Diagnostic performance of artificial intelligence models for pulmonary nodule classification: a multi-model evaluation.
Authors
Affiliations (4)
Affiliations (4)
- Department of Diagnostic and Interventional Radiology, University Medical Center of the Johannes Gutenberg-University Mainz, Mainz, Germany.
- Department of Diagnostic and Interventional Radiology, University Medical Center of the Johannes Gutenberg-University Mainz, Mainz, Germany. [email protected].
- Institute of Pathology, University Medical Center of the Johannes Gutenberg-University Mainz, Mainz, Germany.
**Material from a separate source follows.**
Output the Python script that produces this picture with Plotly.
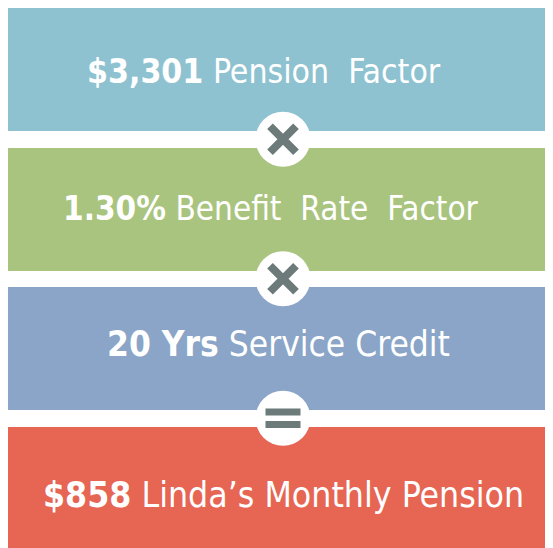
import plotly.graph_objects as go

# ---- data ----
values = ["$3,301", "1.30%", "20 Yrs", "$858"]
labels = ["Pension  Factor", "Benefit  Rate  Factor", "Service Credit", "Linda\u2019s Monthly Pension"]
operators = ["x", "x", "="]

# ---- styles ----
colors = ["#8EC2D0", "#A9C47E", "#8AA5C7", "#E66553"]
font_sizes = [33.5, 33, 35, 35.3]
text_cx_px = [256, 263, 270, 275]
text_yshift = [-1.5, 0.8, 4.5, -6.5]
op_color = "#6C7B7A"
FONT = "Liberation Sans Narrow, DejaVu Sans Condensed, Arial Narrow, sans-serif"

# page body adds an 8px margin, so the figure is slightly smaller than the window
W, H = 545, 540
pitch = 139.5
first_center = 61.5
box_h = 123

rows = list(range(len(values)))

fig = go.Figure()
fig.add_trace(go.Bar(
    y=rows, x=[1] * len(rows), orientation="h", width=box_h / pitch,
    marker=dict(color=colors, line=dict(width=0)), hoverinfo="skip",
))

op_y = [r + 0.5 for r in rows[:-1]]
cx = 275 / W
fig.add_trace(go.Scatter(
    x=[cx] * len(op_y), y=op_y, mode="markers",
    marker=dict(size=55, color="white", line=dict(width=0)), hoverinfo="skip",
))

x_y = [y for y, o in zip(op_y, operators) if o == "x"]
fig.add_trace(go.Scatter(
    x=[cx] * len(x_y), y=x_y, mode="markers",
    marker=dict(symbol="x-thin", size=26, line=dict(width=8, color=op_color)),
    hoverinfo="skip",
))
eq_y = [y for y, o in zip(op_y, operators) if o == "="]
off = 6.2 / pitch
eq_ys = []
for y in eq_y:
    eq_ys += [y - off, y + off]
fig.add_trace(go.Scatter(
    x=[cx] * len(eq_ys), y=eq_ys, mode="markers",
    marker=dict(symbol="line-ew", size=25, line=dict(width=7, color=op_color)),
    hoverinfo="skip",
))

for r, v, l, fs, tx, ys in zip(rows, values, labels, font_sizes, text_cx_px, text_yshift):
    fig.add_annotation(
        x=tx / W, y=r, xref="x", yref="y", xanchor="center", yanchor="middle",
        yshift=ys, text=f"<b>{v}</b> {l}", showarrow=False,
        font=dict(family=FONT, size=fs, color="white"),
    )

fig.update_layout(
    width=W, height=H, margin=dict(l=0, r=0, t=0, b=0),
    paper_bgcolor="white", plot_bgcolor="white", showlegend=False,
    xaxis=dict(range=[0, 1], visible=False, fixedrange=True),
    yaxis=dict(range=[(H - first_center) / pitch, -first_center / pitch],
               visible=False, fixedrange=True),
    bargap=0,
)
fig.write_html("out.html")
- Department of Thoracic Surgery, University Medical Center of the Johannes Gutenberg-University Mainz, Mainz, Germany.
Abstract
Lung cancer is the leading cause of cancer-related mortality. While early detection improves survival, distinguishing malignant from benign pulmonary nodules remains challenging. Artificial intelligence (AI) has been proposed to enhance diagnostic accuracy, but its clinical reliability is still under investigation. Here, we aimed to evaluate the diagnostic performance of AI models in classifying pulmonary nodules. This single-center retrospective study analyzed pulmonary nodules (4-30 mm) detected on CT scans, using three AI software models. Sensitivity, specificity, false-positive and false-negative rates were calculated. The diagnostic accuracy was assessed using the area under the receiver operating characteristic (ROC) curve (AUC), with histopathology serving as the gold standard. Subgroup analyses were based on nodule size and histopathological classification. The impact of imaging parameters was evaluated using regression analysis. A total of 158 nodules (n = 30 benign, n = 128 malignant) were analyzed. One AI model classified most nodules as intermediate risk, preventing further accuracy assessment. The other models demonstrated moderate sensitivity (53.1-70.3%) but low specificity (46.7-66.7%), leading to a high false-positive rate (45.5-52.4%). AUC values were between 0.5 and 0.6 (95% CI). Subgroup analyses revealed decreased sensitivity (47.8-61.5%) but increased specificity (100%), highlighting inconsistencies. In total, up to 49.0% of the pulmonary nodules were classified as intermediate risk. CT scan type influenced performance (p = 0.03), with better classification accuracy on breath-held CT scans. AI-based software models are not ready for standalone clinical use in pulmonary nodule classification due to low specificity, a high false-negative rate and a high proportion of intermediate-risk classifications. Question How accurate are commercially available AI models for the classification of pulmonary nodules compared to the gold standard of histopathology? Findings The evaluated AI models demonstrated moderate sensitivity, low specificity and high false-negative rates. Up to 49% of pulmonary nodules were classified as intermediate risk. Clinical relevance The high false-negative rates could influence radiologists' decision-making, leading to an increased number of interventions or unnecessary surgical procedures.